== EXERCISE ==
Restate the data below word for word. Skip any images it contains.

#####

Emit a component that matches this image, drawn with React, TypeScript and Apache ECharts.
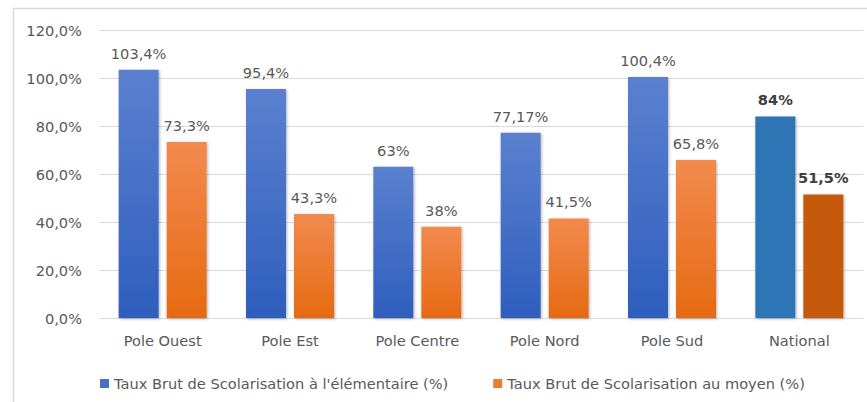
import React, { useEffect, useRef } from "react";
import * as echarts from "echarts";

const categories = ["Pole Ouest", "Pole Est", "Pole Centre", "Pole Nord", "Pole Sud", "National"];
const elementaire = [103.4, 95.4, 63, 77.17, 100.4, 84];
const moyen = [73.3, 43.3, 38, 41.5, 65.8, 51.5];
const seriesNames = [
  "Taux Brut de Scolarisation à l'élémentaire (%)",
  "Taux Brut de Scolarisation au moyen (%)",
];
const yTicks = { min: 0, max: 120, interval: 20 };

const FONT = "DejaVu Sans";
const FS = 14.6;
const fmt = (v: number) => String(v).replace(".", ",") + "%";

const blueGrad = () =>
  new echarts.graphic.LinearGradient(0, 0, 0, 1, [
    { offset: 0, color: "#5B80CF" },
    { offset: 1, color: "#2E5EBD" },
  ]);
const orangeGrad = () =>
  new echarts.graphic.LinearGradient(0, 0, 0, 1, [
    { offset: 0, color: "#F28A4E" },
    { offset: 1, color: "#E56A12" },
  ]);

export default function App() {
  const ref = useRef<HTMLDivElement>(null);
  useEffect(() => {
    if (!ref.current) return;
    const chart = echarts.init(ref.current, null, { renderer: "svg" });
    const last = categories.length - 1;
    const mk = (vals: number[], grad: () => any, natColor: string) =>
      vals.map((v, i) =>
        i === last
          ? {
              value: v,
              itemStyle: { color: natColor },
              label: { fontWeight: "bold", color: "#404040" },
            }
          : { value: v, itemStyle: { color: grad() } }
      );
    const shadow = {
      shadowBlur: 3,
      shadowColor: "rgba(0,0,0,0.3)",
      shadowOffsetX: 1,
      shadowOffsetY: 1,
    };
    const labelCfg = {
      show: true,
      position: "top",
      distance: 9,
      color: "#595959",
      fontSize: FS,
      fontFamily: FONT,
      formatter: (p: any) => fmt(p.value),
    };
    chart.setOption({
      animation: false,
      backgroundColor: "#ffffff",
      textStyle: { fontFamily: FONT },
      grid: { left: 99, right: 4, top: 30, bottom: 84 },
      legend: {
        left: 95,
        top: 371,
        itemWidth: 9,
        itemHeight: 9,
        itemGap: 45,
        icon: "rect",
        textStyle: { fontFamily: FONT, fontSize: FS, color: "#595959" },
        data: [
          { name: seriesNames[0], itemStyle: { color: "#4472C4" } },
          { name: seriesNames[1], itemStyle: { color: "#ED7D31" } },
        ],
      },
      xAxis: {
        type: "category",
        data: categories,
        axisLine: { lineStyle: { color: "#D9D9D9" } },
        axisTick: { show: false },
        axisLabel: { color: "#595959", fontSize: FS, fontFamily: FONT, margin: 15 },
      },
      yAxis: {
        type: "value",
        min: yTicks.min,
        max: yTicks.max,
        interval: yTicks.interval,
        axisLine: { show: false },
        axisTick: { show: false },
        splitLine: { lineStyle: { color: "#D9D9D9" } },
        axisLabel: {
          color: "#595959",
          fontSize: FS,
          fontFamily: FONT,
          margin: 17,
          formatter: (v: number) => v.toFixed(1).replace(".", ",") + "%",
        },
      },
      series: [
        {
          name: seriesNames[0],
          type: "bar",
          barWidth: 40,
          barGap: "20%",
          data: mk(elementaire, blueGrad, "#2E75B6"),
          itemStyle: { ...shadow },
          label: labelCfg,
        },
        {
          name: seriesNames[1],
          type: "bar",
          barWidth: 40,
          barGap: "20%",
          data: mk(moyen, orangeGrad, "#C55A11"),
          itemStyle: { ...shadow },
          label: labelCfg,
        },
      ],
      graphic: [
        { type: "line", shape: { x1: 13.5, y1: 8, x2: 13.5, y2: 402 }, style: { stroke: "#D9D9D9", lineWidth: 1.5 }, silent: true },
        { type: "line", shape: { x1: 13, y1: 8.5, x2: 867, y2: 8.5 }, style: { stroke: "#D9D9D9", lineWidth: 1.5 }, silent: true },
      ],
    });
    return () => chart.dispose();
  }, []);
  return (
    <div
      ref={ref}
      style={{ position: "fixed", left: 0, top: 0, width: 867, height: 402 }}
    />
  );
}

#####

== FINAL ANSWER ==
Emit a component that matches this image, drawn with React, TypeScript and Apache ECharts.
import React, { useEffect, useRef } from "react";
import * as echarts from "echarts";

const categories = ["Pole Ouest", "Pole Est", "Pole Centre", "Pole Nord", "Pole Sud", "National"];
const elementaire = [103.4, 95.4, 63, 77.17, 100.4, 84];
const moyen = [73.3, 43.3, 38, 41.5, 65.8, 51.5];
const seriesNames = [
  "Taux Brut de Scolarisation à l'élémentaire (%)",
  "Taux Brut de Scolarisation au moyen (%)",
];
const yTicks = { min: 0, max: 120, interval: 20 };

const FONT = "DejaVu Sans";
const FS = 14.6;
const fmt = (v: number) => String(v).replace(".", ",") + "%";

const blueGrad = () =>
  new echarts.graphic.LinearGradient(0, 0, 0, 1, [
    { offset: 0, color: "#5B80CF" },
    { offset: 1, color: "#2E5EBD" },
  ]);
const orangeGrad = () =>
  new echarts.graphic.LinearGradient(0, 0, 0, 1, [
    { offset: 0, color: "#F28A4E" },
    { offset: 1, color: "#E56A12" },
  ]);

export default function App() {
  const ref = useRef<HTMLDivElement>(null);
  useEffect(() => {
    if (!ref.current) return;
    const chart = echarts.init(ref.current, null, { renderer: "svg" });
    const last = categories.length - 1;
    const mk = (vals: number[], grad: () => any, natColor: string) =>
      vals.map((v, i) =>
        i === last
          ? {
              value: v,
              itemStyle: { color: natColor },
              label: { fontWeight: "bold", color: "#404040" },
            }
          : { value: v, itemStyle: { color: grad() } }
      );
    const shadow = {
      shadowBlur: 3,
      shadowColor: "rgba(0,0,0,0.3)",
      shadowOffsetX: 1,
      shadowOffsetY: 1,
    };
    const labelCfg = {
      show: true,
      position: "top",
      distance: 9,
      color: "#595959",
      fontSize: FS,
      fontFamily: FONT,
      formatter: (p: any) => fmt(p.value),
    };
    chart.setOption({
      animation: false,
      backgroundColor: "#ffffff",
      textStyle: { fontFamily: FONT },
      grid: { left: 99, right: 4, top: 30, bottom: 84 },
      legend: {
        left: 95,
        top: 371,
        itemWidth: 9,
        itemHeight: 9,
        itemGap: 45,
        icon: "rect",
        textStyle: { fontFamily: FONT, fontSize: FS, color: "#595959" },
        data: [
          { name: seriesNames[0], itemStyle: { color: "#4472C4" } },
          { name: seriesNames[1], itemStyle: { color: "#ED7D31" } },
        ],
      },
      xAxis: {
        type: "category",
        data: categories,
        axisLine: { lineStyle: { color: "#D9D9D9" } },
        axisTick: { show: false },
        axisLabel: { color: "#595959", fontSize: FS, fontFamily: FONT, margin: 15 },
      },
      yAxis: {
        type: "value",
        min: yTicks.min,
        max: yTicks.max,
        interval: yTicks.interval,
        axisLine: { show: false },
        axisTick: { show: false },
        splitLine: { lineStyle: { color: "#D9D9D9" } },
        axisLabel: {
          color: "#595959",
          fontSize: FS,
          fontFamily: FONT,
          margin: 17,
          formatter: (v: number) => v.toFixed(1).replace(".", ",") + "%",
        },
      },
      series: [
        {
          name: seriesNames[0],
          type: "bar",
          barWidth: 40,
          barGap: "20%",
          data: mk(elementaire, blueGrad, "#2E75B6"),
          itemStyle: { ...shadow },
          label: labelCfg,
        },
        {
          name: seriesNames[1],
          type: "bar",
          barWidth: 40,
          barGap: "20%",
          data: mk(moyen, orangeGrad, "#C55A11"),
          itemStyle: { ...shadow },
          label: labelCfg,
        },
      ],
      graphic: [
        { type: "line", shape: { x1: 13.5, y1: 8, x2: 13.5, y2: 402 }, style: { stroke: "#D9D9D9", lineWidth: 1.5 }, silent: true },
        { type: "line", shape: { x1: 13, y1: 8.5, x2: 867, y2: 8.5 }, style: { stroke: "#D9D9D9", lineWidth: 1.5 }, silent: true },
      ],
    });
    return () => chart.dispose();
  }, []);
  return (
    <div
      ref={ref}
      style={{ position: "fixed", left: 0, top: 0, width: 867, height: 402 }}
    />
  );
}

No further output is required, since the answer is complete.